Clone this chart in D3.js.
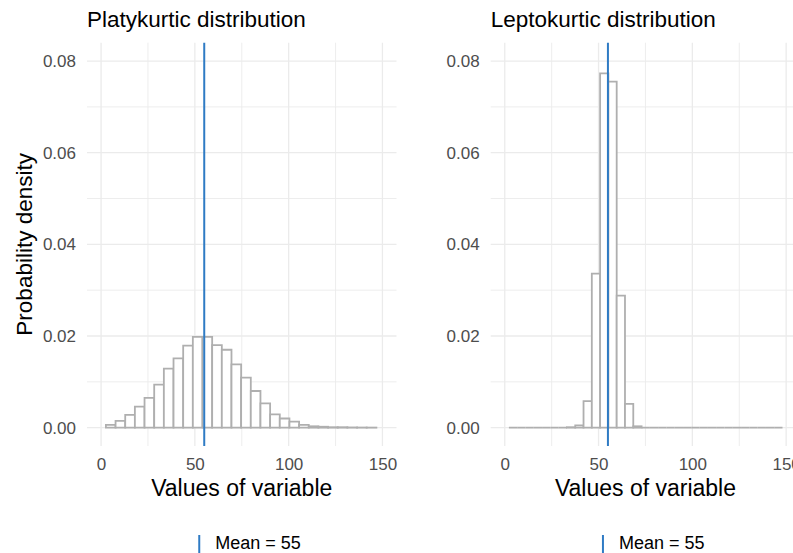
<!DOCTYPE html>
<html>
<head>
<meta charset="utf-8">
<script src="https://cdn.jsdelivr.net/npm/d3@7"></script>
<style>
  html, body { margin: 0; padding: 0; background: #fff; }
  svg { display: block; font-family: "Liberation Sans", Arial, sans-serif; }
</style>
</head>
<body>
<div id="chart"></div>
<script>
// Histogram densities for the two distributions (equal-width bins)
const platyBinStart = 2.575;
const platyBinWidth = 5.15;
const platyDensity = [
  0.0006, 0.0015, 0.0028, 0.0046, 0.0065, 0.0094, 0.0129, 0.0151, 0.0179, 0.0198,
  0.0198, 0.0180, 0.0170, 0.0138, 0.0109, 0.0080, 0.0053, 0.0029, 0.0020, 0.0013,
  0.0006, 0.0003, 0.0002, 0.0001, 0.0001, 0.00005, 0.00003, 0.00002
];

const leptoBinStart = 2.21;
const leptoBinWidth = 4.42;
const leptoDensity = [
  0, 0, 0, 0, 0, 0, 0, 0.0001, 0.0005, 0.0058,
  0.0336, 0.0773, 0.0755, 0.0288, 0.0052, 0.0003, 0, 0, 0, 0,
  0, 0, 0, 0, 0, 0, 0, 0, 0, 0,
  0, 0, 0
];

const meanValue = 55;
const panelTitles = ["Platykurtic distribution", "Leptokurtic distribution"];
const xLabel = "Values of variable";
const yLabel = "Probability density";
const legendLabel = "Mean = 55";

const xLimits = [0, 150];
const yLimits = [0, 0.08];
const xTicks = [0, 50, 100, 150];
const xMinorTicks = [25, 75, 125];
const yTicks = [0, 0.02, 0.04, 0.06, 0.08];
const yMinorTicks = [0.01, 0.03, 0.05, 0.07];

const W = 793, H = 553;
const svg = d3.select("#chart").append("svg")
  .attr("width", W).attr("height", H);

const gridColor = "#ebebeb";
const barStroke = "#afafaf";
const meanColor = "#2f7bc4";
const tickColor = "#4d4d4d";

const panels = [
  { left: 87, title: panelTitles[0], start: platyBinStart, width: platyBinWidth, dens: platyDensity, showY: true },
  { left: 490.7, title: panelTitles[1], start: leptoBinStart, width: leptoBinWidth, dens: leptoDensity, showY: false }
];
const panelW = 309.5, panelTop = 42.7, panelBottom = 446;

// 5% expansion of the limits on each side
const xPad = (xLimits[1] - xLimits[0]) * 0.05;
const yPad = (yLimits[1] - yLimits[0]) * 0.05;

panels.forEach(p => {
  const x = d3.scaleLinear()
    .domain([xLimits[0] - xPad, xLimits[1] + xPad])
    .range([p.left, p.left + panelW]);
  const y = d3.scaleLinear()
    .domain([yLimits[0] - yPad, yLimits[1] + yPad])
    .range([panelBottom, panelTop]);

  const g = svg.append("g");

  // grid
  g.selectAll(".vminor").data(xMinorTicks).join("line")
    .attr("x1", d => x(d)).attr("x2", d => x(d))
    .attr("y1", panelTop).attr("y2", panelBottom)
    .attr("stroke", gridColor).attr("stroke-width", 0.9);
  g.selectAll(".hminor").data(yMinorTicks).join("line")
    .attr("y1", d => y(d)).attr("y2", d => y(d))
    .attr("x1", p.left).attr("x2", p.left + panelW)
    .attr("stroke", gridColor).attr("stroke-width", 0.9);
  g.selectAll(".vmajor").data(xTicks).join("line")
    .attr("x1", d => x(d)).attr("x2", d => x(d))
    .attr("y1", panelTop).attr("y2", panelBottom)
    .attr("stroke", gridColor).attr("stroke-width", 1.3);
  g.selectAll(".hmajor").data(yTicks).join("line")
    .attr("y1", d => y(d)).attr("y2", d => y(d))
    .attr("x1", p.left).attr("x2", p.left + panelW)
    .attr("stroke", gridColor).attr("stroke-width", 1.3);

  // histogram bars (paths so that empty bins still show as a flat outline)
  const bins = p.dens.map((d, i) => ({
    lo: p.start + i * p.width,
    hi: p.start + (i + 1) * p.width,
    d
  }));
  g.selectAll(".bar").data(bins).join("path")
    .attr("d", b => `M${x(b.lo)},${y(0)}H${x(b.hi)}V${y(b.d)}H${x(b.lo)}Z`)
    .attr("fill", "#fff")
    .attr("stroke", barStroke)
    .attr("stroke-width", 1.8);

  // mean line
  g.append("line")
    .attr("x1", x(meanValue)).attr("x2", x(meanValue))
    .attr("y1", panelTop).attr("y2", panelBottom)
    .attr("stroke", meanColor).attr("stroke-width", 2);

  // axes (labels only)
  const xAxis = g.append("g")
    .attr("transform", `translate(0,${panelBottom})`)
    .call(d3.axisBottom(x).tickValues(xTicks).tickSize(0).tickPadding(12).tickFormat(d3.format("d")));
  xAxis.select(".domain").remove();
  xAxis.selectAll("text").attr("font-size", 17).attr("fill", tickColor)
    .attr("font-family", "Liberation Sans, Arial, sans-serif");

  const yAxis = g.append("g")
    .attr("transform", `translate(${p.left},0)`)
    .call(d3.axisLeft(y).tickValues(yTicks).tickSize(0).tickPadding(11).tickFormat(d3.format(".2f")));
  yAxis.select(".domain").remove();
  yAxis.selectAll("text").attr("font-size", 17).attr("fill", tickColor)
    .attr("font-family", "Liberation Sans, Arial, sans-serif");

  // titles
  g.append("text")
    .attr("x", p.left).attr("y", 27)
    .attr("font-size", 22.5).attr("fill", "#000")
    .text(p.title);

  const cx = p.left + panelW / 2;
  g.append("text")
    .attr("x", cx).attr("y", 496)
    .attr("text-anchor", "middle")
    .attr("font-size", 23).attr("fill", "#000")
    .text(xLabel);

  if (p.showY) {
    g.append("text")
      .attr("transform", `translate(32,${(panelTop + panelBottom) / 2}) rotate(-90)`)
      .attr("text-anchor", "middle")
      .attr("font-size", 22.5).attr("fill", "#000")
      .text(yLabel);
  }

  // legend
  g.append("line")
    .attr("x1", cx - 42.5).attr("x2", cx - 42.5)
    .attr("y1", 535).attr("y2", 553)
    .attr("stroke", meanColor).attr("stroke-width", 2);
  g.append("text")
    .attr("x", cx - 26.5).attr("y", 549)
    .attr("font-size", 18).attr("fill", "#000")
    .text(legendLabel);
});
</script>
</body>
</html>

============

### Task directions
Leave the images out and output the remaining material exactly as it stands.

### Final result
Clone this chart in D3.js.
<!DOCTYPE html>
<html>
<head>
<meta charset="utf-8">
<script src="https://cdn.jsdelivr.net/npm/d3@7"></script>
<style>
  html, body { margin: 0; padding: 0; background: #fff; }
  svg { display: block; font-family: "Liberation Sans", Arial, sans-serif; }
</style>
</head>
<body>
<div id="chart"></div>
<script>
// Histogram densities for the two distributions (equal-width bins)
const platyBinStart = 2.575;
const platyBinWidth = 5.15;
const platyDensity = [
  0.0006, 0.0015, 0.0028, 0.0046, 0.0065, 0.0094, 0.0129, 0.0151, 0.0179, 0.0198,
  0.0198, 0.0180, 0.0170, 0.0138, 0.0109, 0.0080, 0.0053, 0.0029, 0.0020, 0.0013,
  0.0006, 0.0003, 0.0002, 0.0001, 0.0001, 0.00005, 0.00003, 0.00002
];

const leptoBinStart = 2.21;
const leptoBinWidth = 4.42;
const leptoDensity = [
  0, 0, 0, 0, 0, 0, 0, 0.0001, 0.0005, 0.0058,
  0.0336, 0.0773, 0.0755, 0.0288, 0.0052, 0.0003, 0, 0, 0, 0,
  0, 0, 0, 0, 0, 0, 0, 0, 0, 0,
  0, 0, 0
];

const meanValue = 55;
const panelTitles = ["Platykurtic distribution", "Leptokurtic distribution"];
const xLabel = "Values of variable";
const yLabel = "Probability density";
const legendLabel = "Mean = 55";

const xLimits = [0, 150];
const yLimits = [0, 0.08];
const xTicks = [0, 50, 100, 150];
const xMinorTicks = [25, 75, 125];
const yTicks = [0, 0.02, 0.04, 0.06, 0.08];
const yMinorTicks = [0.01, 0.03, 0.05, 0.07];

const W = 793, H = 553;
const svg = d3.select("#chart").append("svg")
  .attr("width", W).attr("height", H);

const gridColor = "#ebebeb";
const barStroke = "#afafaf";
const meanColor = "#2f7bc4";
const tickColor = "#4d4d4d";

const panels = [
  { left: 87, title: panelTitles[0], start: platyBinStart, width: platyBinWidth, dens: platyDensity, showY: true },
  { left: 490.7, title: panelTitles[1], start: leptoBinStart, width: leptoBinWidth, dens: leptoDensity, showY: false }
];
const panelW = 309.5, panelTop = 42.7, panelBottom = 446;

// 5% expansion of the limits on each side
const xPad = (xLimits[1] - xLimits[0]) * 0.05;
const yPad = (yLimits[1] - yLimits[0]) * 0.05;

panels.forEach(p => {
  const x = d3.scaleLinear()
    .domain([xLimits[0] - xPad, xLimits[1] + xPad])
    .range([p.left, p.left + panelW]);
  const y = d3.scaleLinear()
    .domain([yLimits[0] - yPad, yLimits[1] + yPad])
    .range([panelBottom, panelTop]);

  const g = svg.append("g");

  // grid
  g.selectAll(".vminor").data(xMinorTicks).join("line")
    .attr("x1", d => x(d)).attr("x2", d => x(d))
    .attr("y1", panelTop).attr("y2", panelBottom)
    .attr("stroke", gridColor).attr("stroke-width", 0.9);
  g.selectAll(".hminor").data(yMinorTicks).join("line")
    .attr("y1", d => y(d)).attr("y2", d => y(d))
    .attr("x1", p.left).attr("x2", p.left + panelW)
    .attr("stroke", gridColor).attr("stroke-width", 0.9);
  g.selectAll(".vmajor").data(xTicks).join("line")
    .attr("x1", d => x(d)).attr("x2", d => x(d))
    .attr("y1", panelTop).attr("y2", panelBottom)
    .attr("stroke", gridColor).attr("stroke-width", 1.3);
  g.selectAll(".hmajor").data(yTicks).join("line")
    .attr("y1", d => y(d)).attr("y2", d => y(d))
    .attr("x1", p.left).attr("x2", p.left + panelW)
    .attr("stroke", gridColor).attr("stroke-width", 1.3);

  // histogram bars (paths so that empty bins still show as a flat outline)
  const bins = p.dens.map((d, i) => ({
    lo: p.start + i * p.width,
    hi: p.start + (i + 1) * p.width,
    d
  }));
  g.selectAll(".bar").data(bins).join("path")
    .attr("d", b => `M${x(b.lo)},${y(0)}H${x(b.hi)}V${y(b.d)}H${x(b.lo)}Z`)
    .attr("fill", "#fff")
    .attr("stroke", barStroke)
    .attr("stroke-width", 1.8);

  // mean line
  g.append("line")
    .attr("x1", x(meanValue)).attr("x2", x(meanValue))
    .attr("y1", panelTop).attr("y2", panelBottom)
    .attr("stroke", meanColor).attr("stroke-width", 2);

  // axes (labels only)
  const xAxis = g.append("g")
    .attr("transform", `translate(0,${panelBottom})`)
    .call(d3.axisBottom(x).tickValues(xTicks).tickSize(0).tickPadding(12).tickFormat(d3.format("d")));
  xAxis.select(".domain").remove();
  xAxis.selectAll("text").attr("font-size", 17).attr("fill", tickColor)
    .attr("font-family", "Liberation Sans, Arial, sans-serif");

  const yAxis = g.append("g")
    .attr("transform", `translate(${p.left},0)`)
    .call(d3.axisLeft(y).tickValues(yTicks).tickSize(0).tickPadding(11).tickFormat(d3.format(".2f")));
  yAxis.select(".domain").remove();
  yAxis.selectAll("text").attr("font-size", 17).attr("fill", tickColor)
    .attr("font-family", "Liberation Sans, Arial, sans-serif");

  // titles
  g.append("text")
    .attr("x", p.left).attr("y", 27)
    .attr("font-size", 22.5).attr("fill", "#000")
    .text(p.title);

  const cx = p.left + panelW / 2;
  g.append("text")
    .attr("x", cx).attr("y", 496)
    .attr("text-anchor", "middle")
    .attr("font-size", 23).attr("fill", "#000")
    .text(xLabel);

  if (p.showY) {
    g.append("text")
      .attr("transform", `translate(32,${(panelTop + panelBottom) / 2}) rotate(-90)`)
      .attr("text-anchor", "middle")
      .attr("font-size", 22.5).attr("fill", "#000")
      .text(yLabel);
  }

  // legend
  g.append("line")
    .attr("x1", cx - 42.5).attr("x2", cx - 42.5)
    .attr("y1", 535).attr("y2", 553)
    .attr("stroke", meanColor).attr("stroke-width", 2);
  g.append("text")
    .attr("x", cx - 26.5).attr("y", 549)
    .attr("font-size", 18).attr("fill", "#000")
    .text(legendLabel);
});
</script>
</body>
</html>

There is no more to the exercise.